Record list:
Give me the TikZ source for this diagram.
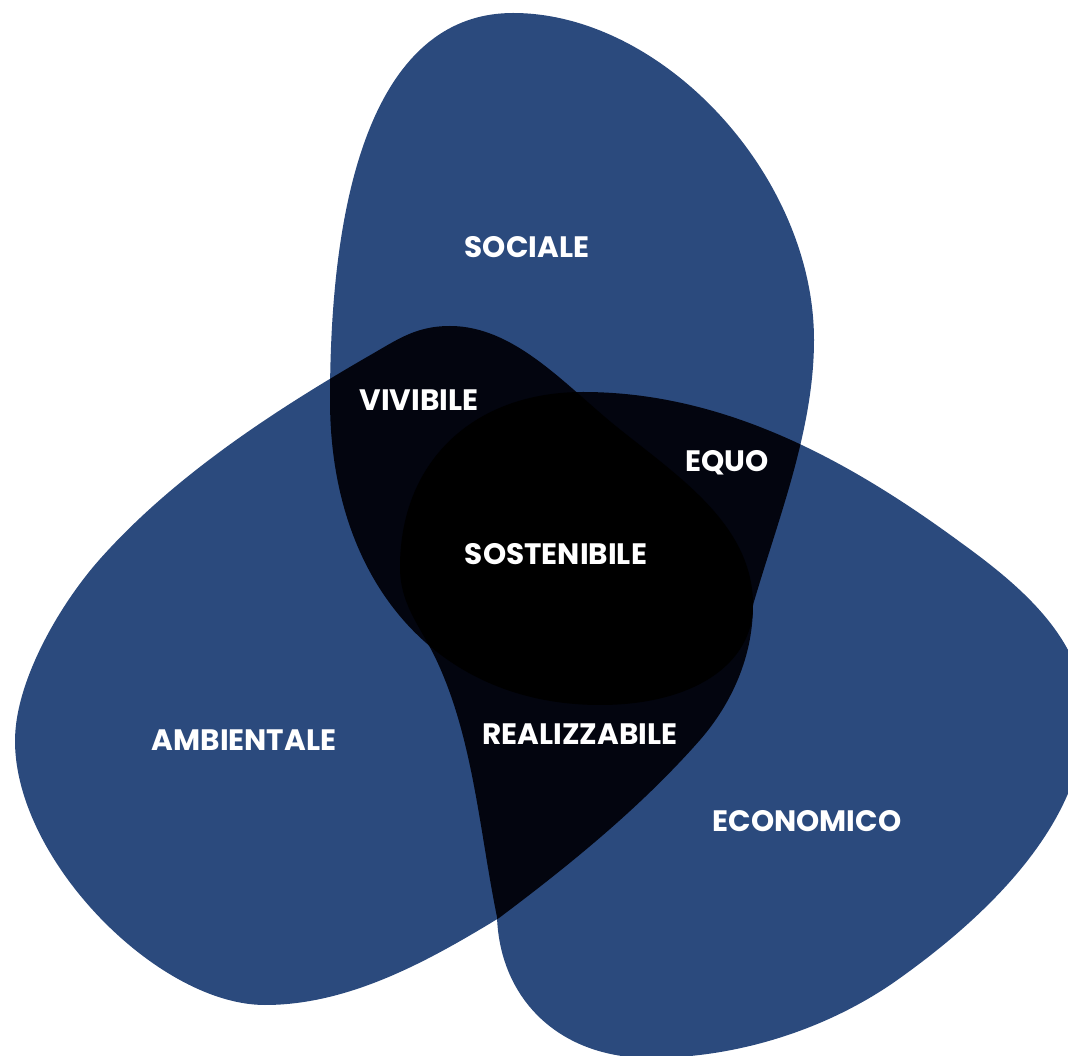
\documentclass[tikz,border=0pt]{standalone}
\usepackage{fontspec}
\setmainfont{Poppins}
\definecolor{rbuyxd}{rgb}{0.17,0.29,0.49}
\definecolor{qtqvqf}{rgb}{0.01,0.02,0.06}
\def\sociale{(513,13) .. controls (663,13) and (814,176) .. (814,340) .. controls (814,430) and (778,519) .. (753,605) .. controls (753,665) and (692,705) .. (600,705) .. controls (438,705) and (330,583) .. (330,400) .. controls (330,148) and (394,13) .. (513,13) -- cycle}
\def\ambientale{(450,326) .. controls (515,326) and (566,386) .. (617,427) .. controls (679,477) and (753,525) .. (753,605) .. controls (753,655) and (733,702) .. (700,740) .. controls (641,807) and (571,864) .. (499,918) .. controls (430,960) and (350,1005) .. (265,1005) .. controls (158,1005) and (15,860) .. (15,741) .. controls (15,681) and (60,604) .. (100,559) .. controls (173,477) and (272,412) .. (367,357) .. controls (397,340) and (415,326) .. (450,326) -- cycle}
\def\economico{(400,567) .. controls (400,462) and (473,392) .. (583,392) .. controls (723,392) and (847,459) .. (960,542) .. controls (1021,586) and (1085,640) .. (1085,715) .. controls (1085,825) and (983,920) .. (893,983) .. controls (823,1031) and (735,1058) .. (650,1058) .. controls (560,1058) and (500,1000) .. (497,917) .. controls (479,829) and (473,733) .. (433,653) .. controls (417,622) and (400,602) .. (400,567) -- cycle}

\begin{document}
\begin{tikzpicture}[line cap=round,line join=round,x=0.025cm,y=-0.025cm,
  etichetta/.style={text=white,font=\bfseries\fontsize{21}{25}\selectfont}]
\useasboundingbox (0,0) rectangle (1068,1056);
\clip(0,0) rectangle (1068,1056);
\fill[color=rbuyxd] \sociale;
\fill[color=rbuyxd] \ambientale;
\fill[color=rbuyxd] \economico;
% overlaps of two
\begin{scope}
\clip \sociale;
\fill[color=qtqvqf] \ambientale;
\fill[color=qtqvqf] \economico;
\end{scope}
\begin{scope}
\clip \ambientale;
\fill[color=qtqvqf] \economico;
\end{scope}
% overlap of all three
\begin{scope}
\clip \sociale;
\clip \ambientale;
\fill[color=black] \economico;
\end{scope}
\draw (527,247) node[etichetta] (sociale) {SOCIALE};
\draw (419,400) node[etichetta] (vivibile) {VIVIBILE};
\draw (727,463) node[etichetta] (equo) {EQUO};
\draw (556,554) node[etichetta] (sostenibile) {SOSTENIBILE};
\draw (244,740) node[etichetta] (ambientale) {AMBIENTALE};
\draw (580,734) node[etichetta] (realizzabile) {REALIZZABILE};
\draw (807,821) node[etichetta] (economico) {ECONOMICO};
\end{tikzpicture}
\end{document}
* * *
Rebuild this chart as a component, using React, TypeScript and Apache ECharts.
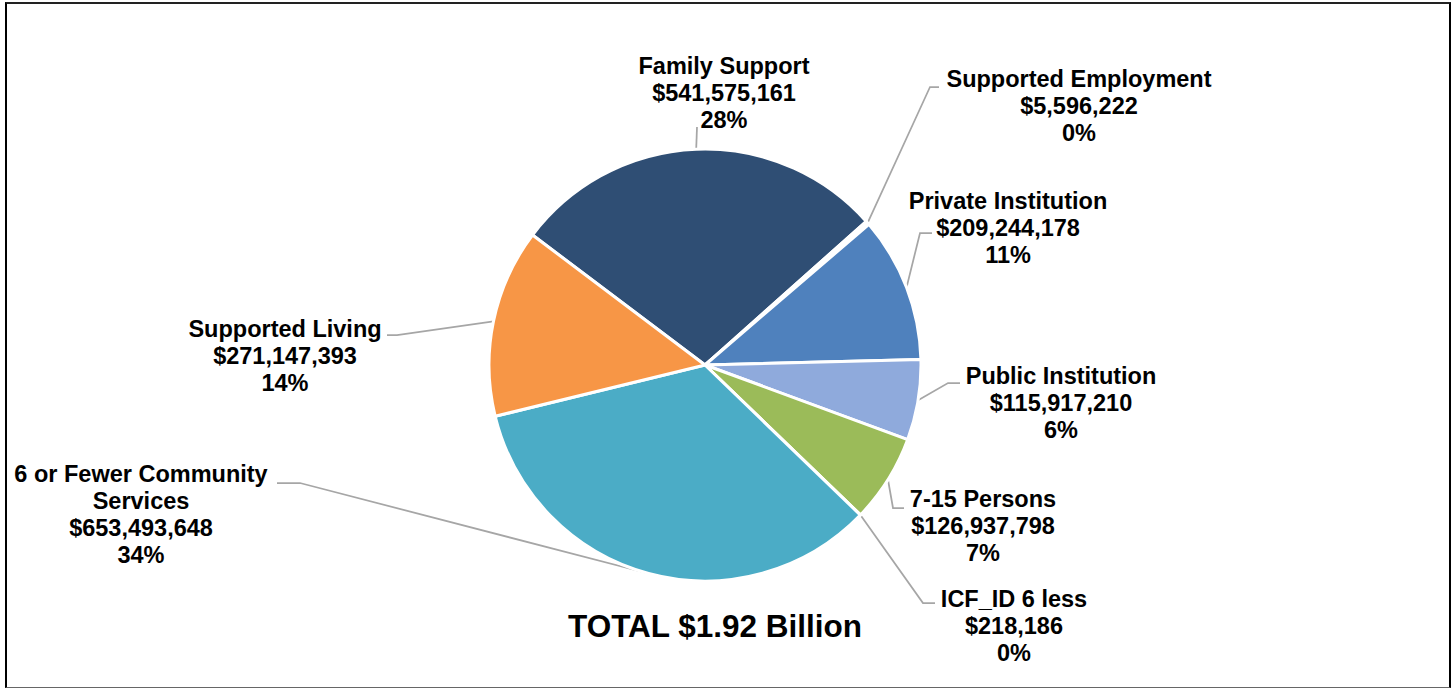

Exercise requirements: Search the entries for the word "this", then gather every line that has it.

Problem solution:
Give me the TikZ source for this diagram.
Rebuild this chart as a component, using React, TypeScript and Apache ECharts.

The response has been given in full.